Objective. Line by line, repeat the data below exactly, beginning at the first line and ending at the line with "below=0pt of pad4]". Omit pictures.

Available data.

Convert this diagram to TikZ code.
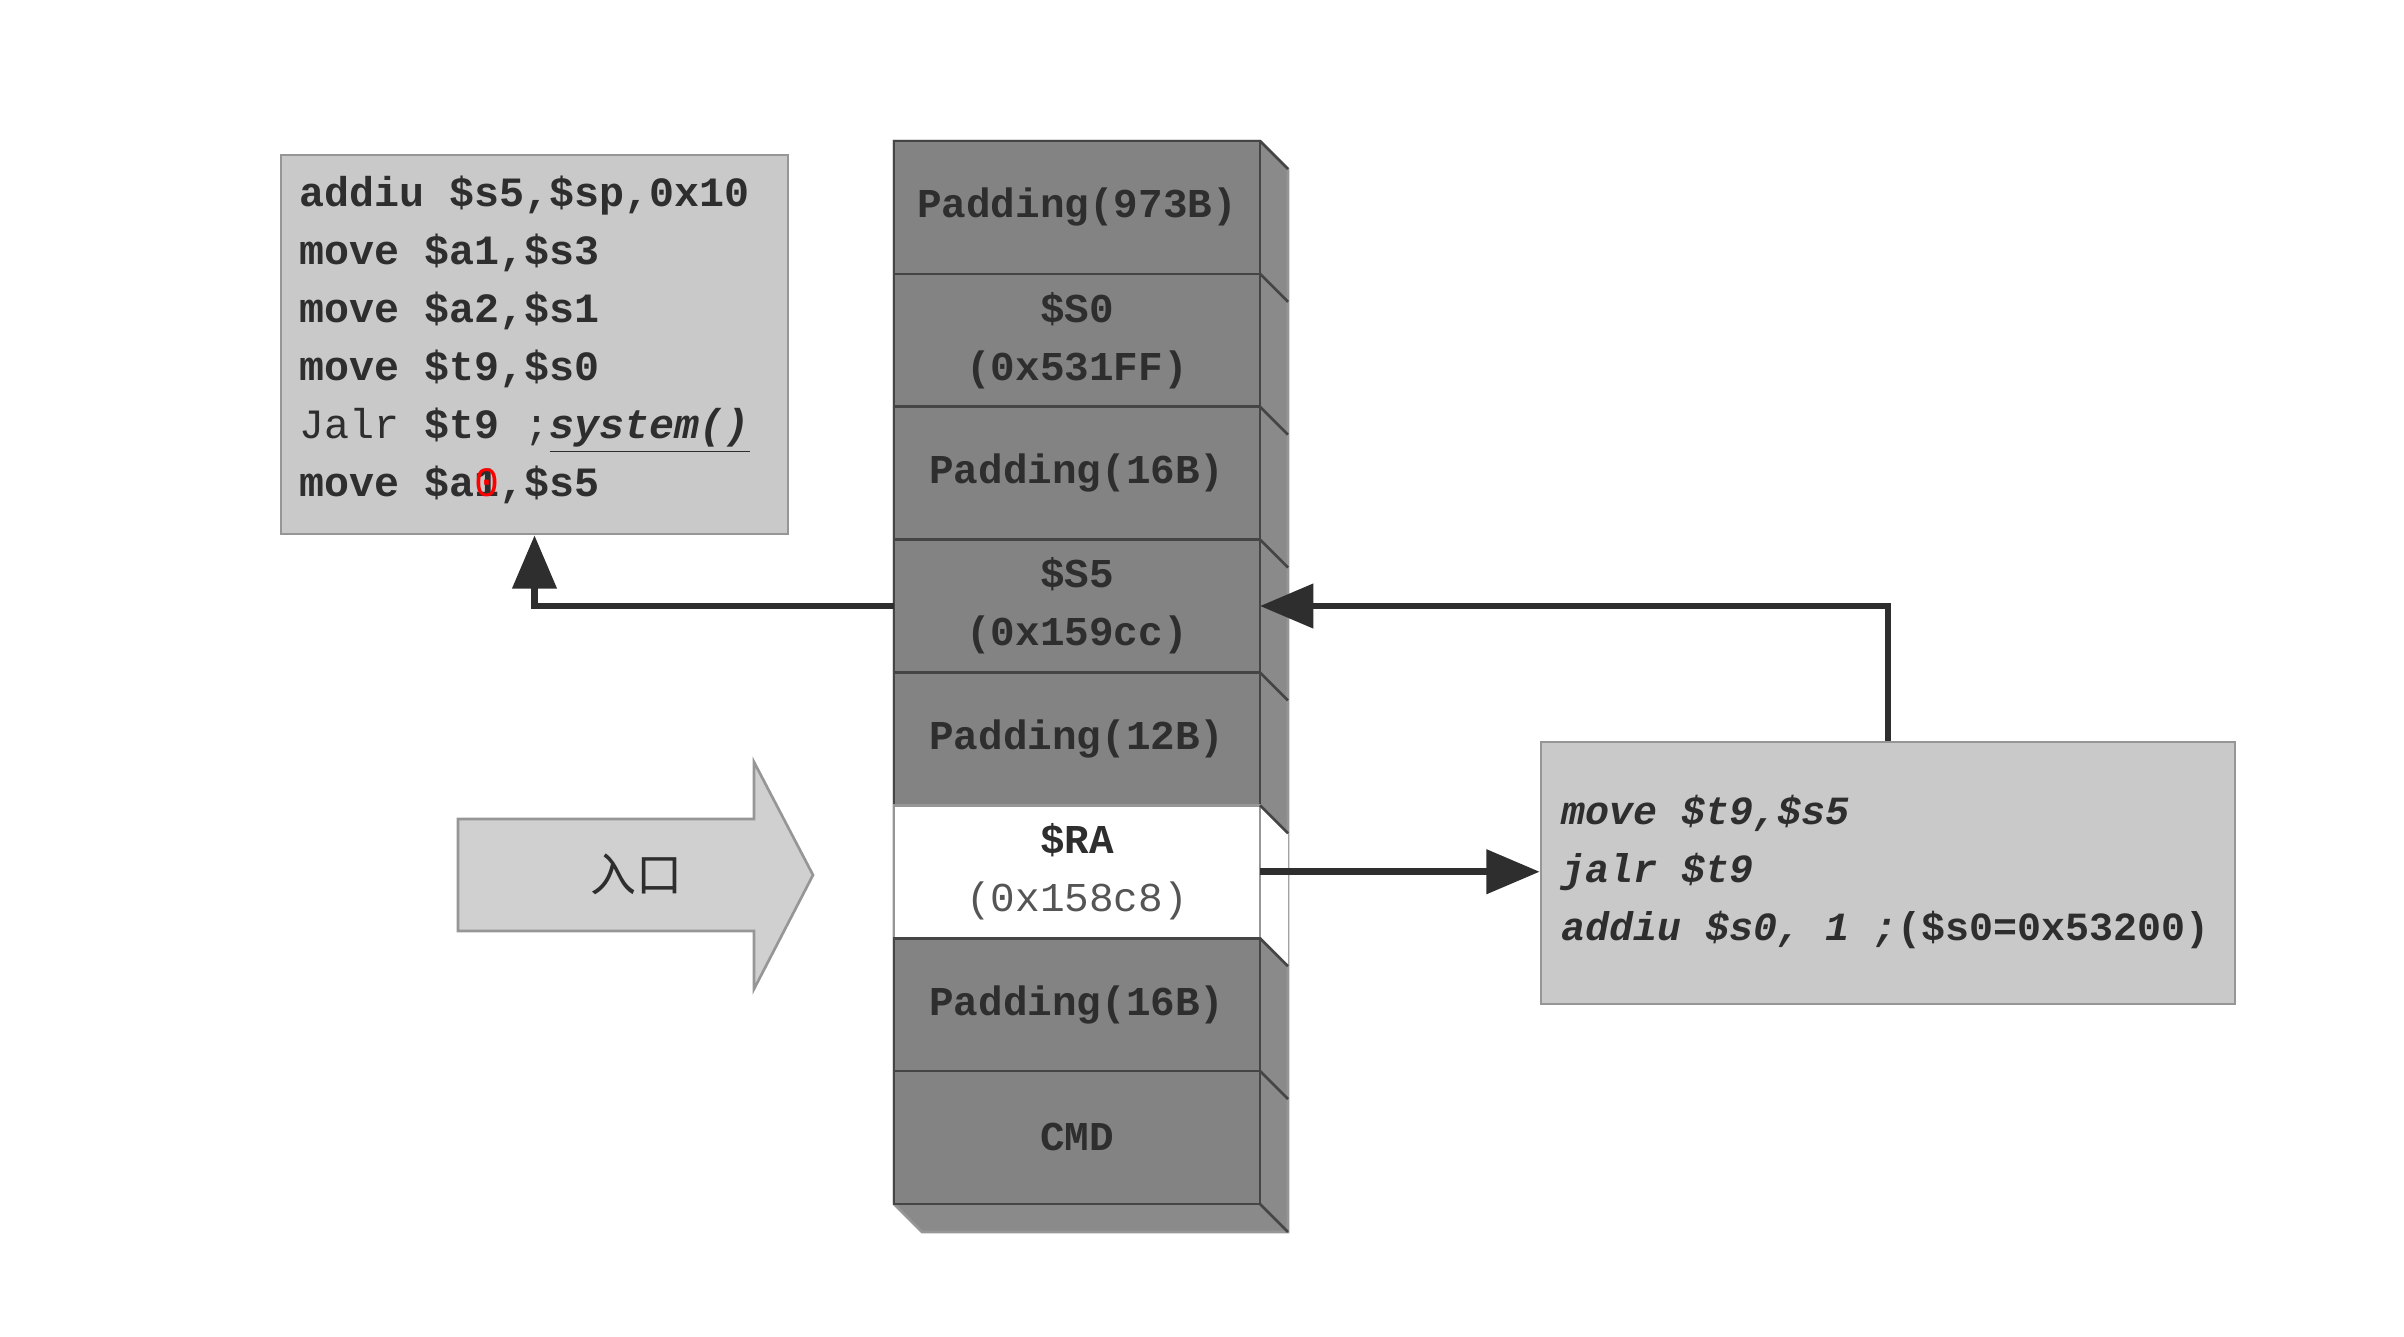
\documentclass[tikz,border=0pt]{standalone}
\usepackage{fontspec}
\setmonofont{Liberation Mono}
\newfontfamily\cjkfont{Noto Sans CJK SC}
\usetikzlibrary{arrows.meta,positioning,calc,backgrounds}
\definecolor{stackgray}{HTML}{838383}
\definecolor{sidegray}{HTML}{8A8A8A}
\definecolor{edgegray}{HTML}{454545}
\definecolor{boxgray}{HTML}{C9C9C9}
\definecolor{boxedge}{HTML}{969696}
\definecolor{entrygray}{HTML}{D0D0D0}
\definecolor{inkgray}{HTML}{2E2E2E}
\definecolor{lightink}{HTML}{555555}
\begin{document}
\begin{tikzpicture}[x=0.3pt,y=-0.3pt,
  stackrow/.style={draw=edgegray, line width=0.8pt, fill=stackgray,
    minimum width=109.8pt, minimum height=39.86pt, inner sep=0pt, outer sep=0pt,
    align=center, text=inkgray,
    font=\ttfamily\bfseries\fontsize{12.3}{17.4}\selectfont},
  whiterow/.style={stackrow, fill=white, draw=boxedge, text=lightink,
    font=\ttfamily\fontsize{12.3}{17.4}\selectfont},
  codebox/.style={draw=boxedge, line width=0.8pt, fill=boxgray, inner sep=0pt},
  codetext/.style={align=left, anchor=west, inner sep=0pt, text=inkgray},
  conn/.style={draw=inkgray, line width=2pt, -{Triangle[width=13pt,length=16pt]}},
  facediag/.style={draw=edgegray, line width=0.8pt},
]
\useasboundingbox (0,0) rectangle (2404,1336);

% memory stack, front face rows
\node[stackrow] (pad1) at (1077,207.4) {Padding(973B)};
\node[stackrow, below=0pt of pad1] (s0) {\$S0\\(0x531FF)};
\node[stackrow, below=0pt of s0] (pad2) {Padding(16B)};
\node[stackrow, below=0pt of pad2] (s5) {\$S5\\(0x159cc)};
\node[stackrow, below=0pt of s5] (pad3) {Padding(12B)};
\node[whiterow, below=0pt of pad3] (ra) {{\bfseries\color{inkgray}\$RA}\\(0x158c8)};
\node[stackrow, below=0pt of ra] (pad4) {Padding(16B)};
\node[stackrow, below=0pt of pad4] (cmd) {CMD};

% side and bottom faces of the stack
\begin{pgfonlayer}{background}
  \fill[sidegray, draw=boxedge, line width=0.8pt]
    (pad1.north west) -- (pad1.north east) -- ++(28,28)
    -- ($(cmd.south east)+(28,28)$) -- ($(cmd.south west)+(28,28)$)
    -- (cmd.south west) -- cycle;
  \fill[white] (ra.north east) -- ++(28,28) -- ($(ra.south east)+(28,28)$)
    -- (ra.south east) -- cycle;
\end{pgfonlayer}
\foreach \r in {s0,pad2,s5,pad3,ra,pad4,cmd}
  \draw[facediag] (\r.north east) -- ++(28,28);
\draw[facediag] (cmd.south east) -- ++(28,28);
\draw[facediag] (pad1.north east) -- ++(28,28);

% gadget at $s5
\node[codebox, minimum width=152.1pt, minimum height=113.7pt] (lcode) at (534.5,344.5) {};
\node[codetext, font=\ttfamily\bfseries\fontsize{12.5}{17.4}\selectfont] (ltext) at (299,339.5)
  {addiu \$s5,\$sp,0x10\\
   move \$a1,\$s3\\
   move \$a2,\$s1\\
   move \$t9,\$s0\\
   {\mdseries Jalr} \$t9 {\mdseries;}\underline{\itshape system()}\\
   move \$a\rlap{1}\textcolor{red}{\mdseries 0},\$s5};

% gadget at $ra
\node[codebox, minimum width=208.2pt, minimum height=78.6pt] (rcode) at (1888,873) {};
\node[codetext, font=\ttfamily\bfseries\itshape\fontsize{12}{17.4}\selectfont] (rtext) at (1561,872)
  {move \$t9,\$s5\\
   jalr \$t9\\
   addiu \$s0, 1 ;{\upshape(\$s0=0x53200)}};

% entry arrow
\draw[draw=boxedge, line width=0.8pt, fill=entrygray]
  (458,819) -- (754,819) -- (754,762) -- (813,875) -- (754,989) -- (754,931) -- (458,931) -- cycle;
\node[text=inkgray, font=\cjkfont\fontsize{13.8}{16}\selectfont] (entry) at (636,874) {入口};

% control flow
\draw[conn] (s5.west) -| (lcode.south);
\draw[conn] (rcode.north) |- (s5.east);
\draw[conn] (ra.east) -- (ra.east -| rcode.west);
\end{tikzpicture}
\end{document}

Written solution.
Convert this diagram to TikZ code.
\documentclass[tikz,border=0pt]{standalone}
\usepackage{fontspec}
\setmonofont{Liberation Mono}
\newfontfamily\cjkfont{Noto Sans CJK SC}
\usetikzlibrary{arrows.meta,positioning,calc,backgrounds}
\definecolor{stackgray}{HTML}{838383}
\definecolor{sidegray}{HTML}{8A8A8A}
\definecolor{edgegray}{HTML}{454545}
\definecolor{boxgray}{HTML}{C9C9C9}
\definecolor{boxedge}{HTML}{969696}
\definecolor{entrygray}{HTML}{D0D0D0}
\definecolor{inkgray}{HTML}{2E2E2E}
\definecolor{lightink}{HTML}{555555}
\begin{document}
\begin{tikzpicture}[x=0.3pt,y=-0.3pt,
  stackrow/.style={draw=edgegray, line width=0.8pt, fill=stackgray,
    minimum width=109.8pt, minimum height=39.86pt, inner sep=0pt, outer sep=0pt,
    align=center, text=inkgray,
    font=\ttfamily\bfseries\fontsize{12.3}{17.4}\selectfont},
  whiterow/.style={stackrow, fill=white, draw=boxedge, text=lightink,
    font=\ttfamily\fontsize{12.3}{17.4}\selectfont},
  codebox/.style={draw=boxedge, line width=0.8pt, fill=boxgray, inner sep=0pt},
  codetext/.style={align=left, anchor=west, inner sep=0pt, text=inkgray},
  conn/.style={draw=inkgray, line width=2pt, -{Triangle[width=13pt,length=16pt]}},
  facediag/.style={draw=edgegray, line width=0.8pt},
]
\useasboundingbox (0,0) rectangle (2404,1336);

% memory stack, front face rows
\node[stackrow] (pad1) at (1077,207.4) {Padding(973B)};
\node[stackrow, below=0pt of pad1] (s0) {\$S0\\(0x531FF)};
\node[stackrow, below=0pt of s0] (pad2) {Padding(16B)};
\node[stackrow, below=0pt of pad2] (s5) {\$S5\\(0x159cc)};
\node[stackrow, below=0pt of s5] (pad3) {Padding(12B)};
\node[whiterow, below=0pt of pad3] (ra) {{\bfseries\color{inkgray}\$RA}\\(0x158c8)};
\node[stackrow, below=0pt of ra] (pad4) {Padding(16B)};
\node[stackrow, below=0pt of pad4] (cmd) {CMD};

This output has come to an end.